3) The Force Awakens (2015)
We were on a Star Wars break for ten years when The Force Awakens hit theatres, and it brought back the saga we love so dearly in spectacular fashion. Yes, it does look very similar to A New Hope for its plot details, but Episode VII was great for introducing new exciting characters (Rey, Poe, Finn and Kylo Ren) and for setting up great plot twists for the rest of the sequel trilogy. After our latest screening of The Rise of Skywalker, we confirm, without a doubt, that Episode VII is the best of the sequel trilogy. Director JJ Abrams mostly used practical effects to recreate the look and feel of the original Star Wars trilogy, and it serves the movie beautifully. Also, it is important to consider that The Force Awakens‘ portrayal of Luke Skywalker is the second biggest final cliffhanger of the whole saga after Darth Vader’s revelation in Episode V.
2) A New Hope (1977)
The movie that started it all in 1977 can surely be viewed by many for being the purest and even the best one. What came after was even better, but the first Star Wars film is iconic and memorable for presenting some of cinema’s best characters, awesome special effects at the time and the most memorable music of all time composed by Mr. John Williams. With a very minimal budget, this movie was expected to fail at the Box Office, but proved to be ahead of its time but forging a whole community of fans.

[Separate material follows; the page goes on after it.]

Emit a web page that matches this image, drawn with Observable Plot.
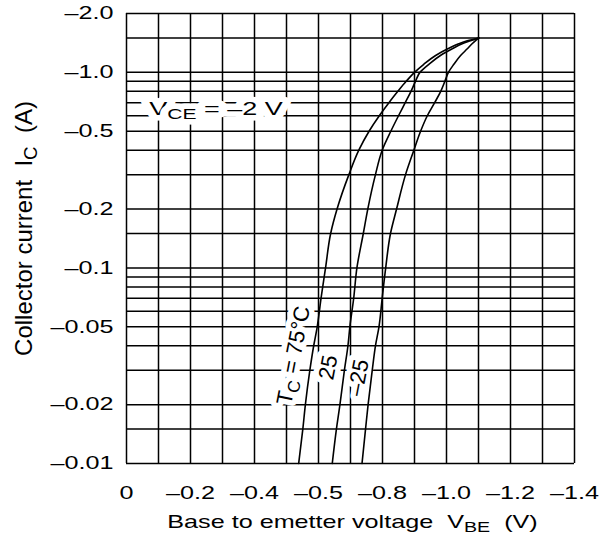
<!DOCTYPE html>
<html><head><meta charset="utf-8">
<script src="https://cdn.jsdelivr.net/npm/d3@7"></script>
<script src="https://cdn.jsdelivr.net/npm/@observablehq/plot@0.6"></script>
<style>html,body{margin:0;padding:0;background:#fff;} svg text{white-space:pre}</style>
</head><body><div id="chart"></div>
<script>
// Collector current |IC| (A) and base-emitter voltage |VBE| (V), three case temperatures
const currents = [0.01,0.015,0.02,0.03,0.04,0.05,0.07,0.1,0.15,0.2,0.3,0.4,0.5,0.6,0.7,0.8,0.9,1.0,1.1,1.22,1.32,1.4,1.45,1.5];
const voltage75 = [0.538,0.551,0.559,0.573,0.585,0.596,0.608,0.622,0.638,0.658,0.695,0.726,0.758,0.79,0.82,0.848,0.874,0.9,0.929,0.966,1.004,1.038,1.065,1.101];
const voltage25 = [0.643,0.656,0.667,0.681,0.692,0.698,0.71,0.72,0.74,0.754,0.778,0.799,0.826,0.85,0.871,0.889,0.903,0.917,0.945,0.981,1.018,1.049,1.075,1.101];
const voltageM25 = [0.736,0.747,0.755,0.768,0.778,0.789,0.799,0.81,0.825,0.844,0.872,0.898,0.919,0.94,0.963,0.982,0.995,1.006,1.023,1.044,1.065,1.08,1.09,1.101];

const xGrid = [0,0.1,0.2,0.3,0.4,0.5,0.6,0.7,0.8,0.9,1.0,1.1,1.2,1.3,1.4];
const yGrid = [0.01,0.015,0.02,0.03,0.04,0.05,0.06,0.07,0.08,0.09,0.1,0.15,0.2,0.3,0.4,0.5,0.6,0.7,0.8,0.9,1,1.5,2];
const xTicks = [0,0.2,0.4,0.6,0.8,1.0,1.2,1.4];
const xTickLabels = ["0","\u20130.2","\u20130.4","\u20130.5","\u20130.8","\u20131.0","\u20131.2","\u20131.4"];
const yTicks = [2,1,0.5,0.2,0.1,0.05,0.02,0.01];
const yTickLabels = ["\u20132.0","\u20131.0","\u20130.5","\u20130.2","\u20130.1","\u20130.05","\u20130.02","\u20130.01"];

const curveLabels = ["T_{C}\u00a0=\u00a075\u00b0C", "25", "\u201325"];
const curveLabelV = [0.522, 0.631, 0.725];
const curveLabelI = [0.0357, 0.031, 0.0275];
const conditionLabel = ["V_{CE}\u00a0=\u00a0\u20132\u00a0V"];
const conditionV = [0.28];
const conditionI = [0.65];
const xTitle = "Base to emetter voltage\u00a0\u00a0V_{BE}\u00a0\u00a0(V)";
const yTitle = "Collector current\u00a0\u00a0I_{C}\u00a0\u00a0(A)";

const rows = [
  ...currents.map((I, i) => ({T: "75", V: voltage75[i], I})),
  ...currents.map((I, i) => ({T: "25", V: voltage25[i], I})),
  ...currents.map((I, i) => ({T: "-25", V: voltageM25[i], I}))
];

const plot = Plot.plot({
  width: 609, height: 547,
  marginLeft: 126, marginRight: 35, marginTop: 13, marginBottom: 84,
  style: {fontFamily: "'Liberation Sans', Arial, sans-serif", fontSize: "18px", background: "white", color: "black"},
  x: {domain: [0, 1.4], axis: null},
  y: {type: "log", domain: [0.01, 2], axis: null},
  marks: [
    Plot.ruleX(xGrid, {x: d => d, stroke: "black", strokeWidth: 1.5}),
    Plot.ruleY(yGrid, {y: d => d, stroke: "black", strokeWidth: 1.5}),
    Plot.text(conditionLabel, {x: (d, i) => conditionV[i], y: (d, i) => conditionI[i], text: d => d,
      textAnchor: "middle", lineAnchor: "middle", fontSize: 18, fill: "black"}),
    Plot.text(curveLabels, {x: (d, i) => curveLabelV[i], y: (d, i) => curveLabelI[i], text: d => d,
      rotate: -79, textAnchor: "middle", lineAnchor: "middle", fontSize: 22, fill: "black"}),
    Plot.line(rows, {x: "V", y: "I", z: "T", stroke: "black", strokeWidth: 1.6, curve: "monotone-y"}),
    Plot.text(xTicks, {x: d => d, text: (d, i) => xTickLabels[i], frameAnchor: "bottom", dy: 35,
      textAnchor: "middle", lineAnchor: "bottom", fontSize: 18}),
    Plot.text(yTicks, {y: d => d, text: (d, i) => yTickLabels[i], frameAnchor: "left", dx: -13,
      textAnchor: "end", lineAnchor: "middle", fontSize: 18}),
    Plot.text([xTitle], {text: d => d, frameAnchor: "bottom", dy: 64, dx: 2,
      textAnchor: "middle", lineAnchor: "bottom", fontSize: 18}),
    Plot.text([yTitle], {text: d => d, frameAnchor: "left", dx: -95, dy: -10, rotate: -90,
      textAnchor: "middle", lineAnchor: "bottom", fontSize: 24})
  ]
});
document.getElementById("chart").appendChild(plot);

const NS = "http://www.w3.org/2000/svg";
function rich(el) {
  const s = el.textContent;
  if (!s.includes("_{")) return;
  el.textContent = "";
  const parts = s.split(/(_\{[^}]*\})/).filter(p => p);
  let prevSub = false;
  for (const p of parts) {
    const t = document.createElementNS(NS, "tspan");
    if (p.startsWith("_{")) {
      t.textContent = p.slice(2, -1);
      t.setAttribute("font-size", "78%");
      t.setAttribute("dy", "0.3em");
      prevSub = true;
    } else {
      t.textContent = p;
      if (prevSub) t.setAttribute("dy", "-0.234em");
      prevSub = false;
    }
    el.appendChild(t);
  }
}
const wideScale = new Map([...xTickLabels, ...yTickLabels, xTitle].map(s => [s, 1.4]));
conditionLabel.forEach(s => wideScale.set(s, 1.5));
const haloSet = new Set([...conditionLabel, ...curveLabels]);
d3.select(plot).selectAll("text").each(function() {
  const s = this.textContent;
  rich(this);
  if (haloSet.has(s)) {
    this.setAttribute("stroke", "white");
    this.setAttribute("stroke-width", "11");
    this.setAttribute("stroke-linejoin", "round");
    this.setAttribute("paint-order", "stroke");
    this.setAttribute("fill", "black");
    this.style.stroke = "white";
    this.style.strokeWidth = "11px";
    this.style.paintOrder = "stroke";
  }
  if (wideScale.has(s)) {
    const k = wideScale.get(s);
    const bb = this.getBBox();
    const anchor = getComputedStyle(this).textAnchor;
    const ax = anchor === "middle" ? bb.x + bb.width / 2 : anchor === "end" ? bb.x + bb.width : bb.x;
    const tr = this.getAttribute("transform") || "";
    this.setAttribute("transform", `${tr} translate(${ax},0) scale(${k},1) translate(${-ax},0)`);
  }
});
</script></body></html>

This movie is slower than the others in action and excitement, but still delivers wonders on the desert sand of Tatooine, in the hallways of the Death Star and in the cockpit of Luke Skywalker’s X-Wing.
1) The Empire Strikes Back (1980)
Of course, now for our grand winner. For pretty much every Star Wars fan on the planet, Episode V is a flawless space opera film, and for good reason! To this day, since 1980, this movie is unbeatable on every front. Excellent storytelling, amazing character arcs for everyone, the best soundtrack in the whole series, exhilarating action…and the biggest cliff hanger in cinematic history. The Empire Strikes Back is the ultimate Star Wars movie, and always will be. Pardon our French, but director Irvin Kerschner directed the SH**T out of this movie. After 42 years of Star Wars, this will always remain our favourite and the movie that made this saga so great and hip after so many years.